Научные статьи и доклады М.А Агларова. в большей степени носят междисциплинарный и всегда новаторский характер. Так, феномен террасного земледелия, обычно воспринимаемый в Дагестане как результат приложения огромного труда земледельца в условиях гор, он рассмотрел с совершенно иных позиций: дал их типологию, вскрыл технологию производства, обосновал датировку, охарактеризовал как реплику великой мировой террасной системы - «золотого пояса» древних цивилизаций от Китая до Мезоамерики («Террасное земледелие в зоне доместикации растений». - Махачкала,1972; «Террасное земледелие Дагестана // Вопросы генезиса, культурной типологии и социальной роли системы». - София 1986 и др.).
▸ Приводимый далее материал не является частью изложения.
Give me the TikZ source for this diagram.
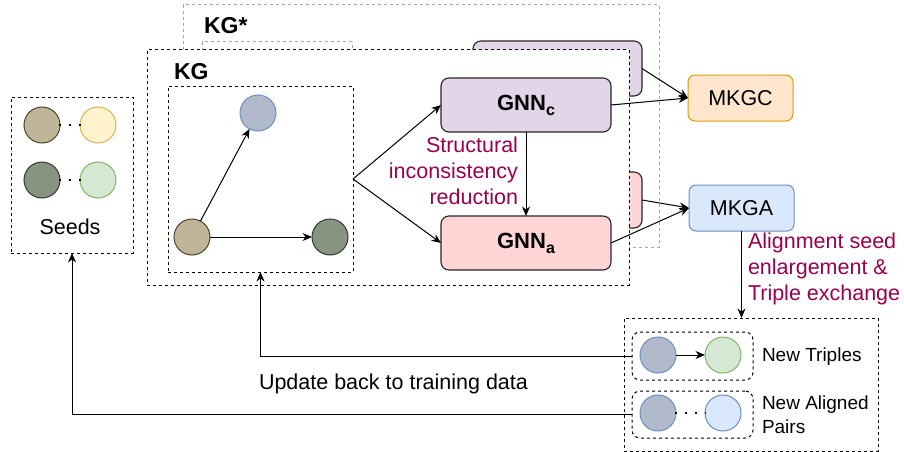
\documentclass[tikz,border=0pt]{standalone}
\usepackage{fontspec}
\setmainfont{Liberation Sans}
\usetikzlibrary{arrows.meta,calc}
\definecolor{tanF}{HTML}{BFB699}
\definecolor{tanS}{HTML}{4D4326}
\definecolor{yelF}{HTML}{FFF2CC}
\definecolor{yelS}{HTML}{D6B656}
\definecolor{dgF}{HTML}{889482}
\definecolor{dgS}{HTML}{2E3B2B}
\definecolor{lgF}{HTML}{D5E8D4}
\definecolor{lgS}{HTML}{82B366}
\definecolor{bgF}{HTML}{B0BACB}
\definecolor{blS}{HTML}{6C8EBF}
\definecolor{lbF}{HTML}{DAE8FC}
\definecolor{purF}{HTML}{E1D5E7}
\definecolor{pinkF}{HTML}{FFD5D5}
\definecolor{orF}{HTML}{FFE6CC}
\definecolor{orS}{HTML}{D79B00}
\definecolor{magT}{HTML}{99004D}
\definecolor{grayD}{HTML}{A6A6A6}
\definecolor{edgeC}{HTML}{262626}
\tikzset{
  x=1pt,y=-1pt,
  every node/.style={inner sep=0pt,outer sep=0pt},
  dbox/.style={draw=black,dash pattern=on 3pt off 3pt,line width=1pt},
  gbox/.style={draw=grayD,dash pattern=on 3pt off 3pt,line width=1pt},
  rbox/.style={draw=edgeC,line width=1.1pt,rounded corners=8pt},
  ent/.style={circle,minimum size=36pt,line width=1pt},
  arr/.style={draw=black,line width=1pt,-{Stealth[length=9.5pt,width=8pt]}},
  dotl/.style={draw=black,line width=2.2pt,dash pattern=on 2.2pt off 7.8pt,shorten <=-1pt,shorten >=-1.2pt},
  txt/.style={font=\fontsize{21.5}{26}\selectfont},
  small/.style={font=\fontsize{19}{24}\selectfont},
  bold/.style={font=\fontsize{23}{26}\selectfont\bfseries},
  gnn/.style={font=\fontsize{22}{24}\selectfont\bfseries},
  mag/.style={txt,text=magT}
}
\newcommand{\gsub}[1]{\raisebox{-5pt}{\fontsize{16}{16}\selectfont #1}}
\begin{document}
\begin{tikzpicture}
\useasboundingbox (0,0) rectangle (904,452);
% Seeds
\node[dbox,minimum width=122pt,minimum height=156pt] (seeds) at (72,175) {};
\node[ent,fill=tanF,draw=tanS] (s1) at (42,125) {};
\node[ent,fill=yelF,draw=yelS] (s2) at (98,125) {};
\node[ent,fill=dgF,draw=dgS] (s3) at (42,180) {};
\node[ent,fill=lgF,draw=lgS] (s4) at (98,180) {};
\draw[dotl] (s1.east) -- (s2.west);
\draw[dotl] (s3.east) -- (s4.west);
\node[txt] (seedT) at (70,227) {Seeds};
% KG* (background)
\node[gbox,fill=white,minimum width=476pt,minimum height=242pt] (kgs) at (421,126) {};
\node[bold,anchor=west] (kgsT) at (204,26) {KG*};
\node[gbox,minimum width=150pt,minimum height=216pt] (kgsIn) at (277,150) {};
\node[rbox,fill=purF,minimum width=169pt,minimum height=55pt] (backC) at (557.5,68.5) {};
\node[rbox,fill=pinkF,minimum width=169pt,minimum height=56pt] (backA) at (557.5,200) {};
% KG
\node[dbox,fill=white,minimum width=482pt,minimum height=235pt] (kg) at (388,167.5) {};
\node[bold,anchor=west] (kgT) at (174,72) {KG};
\node[dbox,minimum width=185pt,minimum height=186pt] (gb) at (260.5,179) {};
\node[ent,fill=bgF,draw=blS] (c1) at (258,113) {};
\node[ent,fill=tanF,draw=tanS] (c2) at (192,237) {};
\node[ent,fill=dgF,draw=dgS] (c3) at (330,237) {};
\draw[arr] (c2) -- (c1);
\draw[arr] (c2) -- (c3);
% GNNs
\node[rbox,fill=purF,minimum width=170pt,minimum height=54pt,gnn] (gnnc) at (526,105) {GNN\gsub{c}};
\node[rbox,fill=pinkF,minimum width=170pt,minimum height=54pt,gnn] (gnna) at (526,243) {GNN\gsub{a}};
\draw[arr] (gb.east) -- (gnnc.west);
\draw[arr] (gb.east) -- (gnna.west);
\draw[arr] (gnnc.south) -- (gnna.north);
\node[mag,align=right,anchor=east] (sir) at (518,171) {Structural\\inconsistency\\reduction};
% MKGC / MKGA
\node[draw=orS,fill=orF,line width=1pt,rounded corners=7pt,minimum width=105pt,minimum height=46pt,txt] (mkgc) at (740.5,98) {MKGC};
\node[draw=blS,fill=lbF,line width=1pt,rounded corners=7pt,minimum width=105pt,minimum height=46pt,txt] (mkga) at (741.5,208) {MKGA};
\draw[arr] (backC.east) -- (mkgc.west);
\draw[arr] (gnnc.east) -- (mkgc.west);
\draw[arr] (backA.east) -- (mkga.west);
\draw[arr] (gnna.east) -- (mkga.west);
% Bottom-right
\node[dbox,minimum width=254pt,minimum height=133pt] (out) at (751,384.5) {};
\draw[arr] (mkga.south) -- (mkga.south |- out.north);
\node[mag,align=left,anchor=west] (ase) at (748,269) {Alignment seed\\enlargement \&\\Triple exchange};
\node[dbox,rounded corners=8pt,minimum width=121pt,minimum height=48pt] (in1) at (692.5,356) {};
\node[dbox,rounded corners=8pt,minimum width=121pt,minimum height=47pt] (in2) at (692.5,414.5) {};
\node[ent,fill=bgF,draw=blS] (t1) at (658,355) {};
\node[ent,fill=lgF,draw=lgS] (t2) at (723,355) {};
\node[ent,fill=bgF,draw=blS] (p1) at (658,413) {};
\node[ent,fill=lbF,draw=blS] (p2) at (723,413) {};
\draw[arr] (t1) -- (t2);
\draw[dotl] (p1.east) -- (p2.west);
\node[small,anchor=west] (ntT) at (762,357) {New Triples};
\node[small,align=left,anchor=west] (napT) at (762,415) {New Aligned\\Pairs};
% feedback
\draw[arr] (in1.west) -| (gb.south);
\draw[arr] (in2.west) -| (seeds.south);
\node[txt,anchor=west] (upd) at (259,384) {Update back to training data};
\end{tikzpicture}
\end{document}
Работы Агларова М.А. на эту тему получили признание европейских исследователей террасной культуры народов мира. Как участник Советско-йеменской экспедиции 1989 г. в Хадрамауте он, изучая древнюю ирригацию, впервые обнаружил и описал гигантскую почвозащитную систему погребенных искусственных сооружений, позволившей древним ирригаторам «экстраполировать» плодородные лессовые наносы, на верховьях речных долин.
Будучи профессором кафедры Истории и теории культуры Дагестанского Госуниверситета им подготовлены и читаются курсы на разных факультетах, спецкурсы «Этнокультура народов Дагестана»; «Традиционная правовая и политическая культура народов Дагестана», «Местные сообщества».
Агларов М. А. имеет своих последователей и учеников, уделяет внимание аспирантской подготовке. Среди защитивших диссертации один доктор и три кандидата наук.
В кругу кавказоведов, отечественных и зарубежных этнологов и культурологов М.А. Агларов известен как в высшей степени компетентный и талантливый ученый. Его имя и труды золотыми буквами вписаны в историографию Кавказа.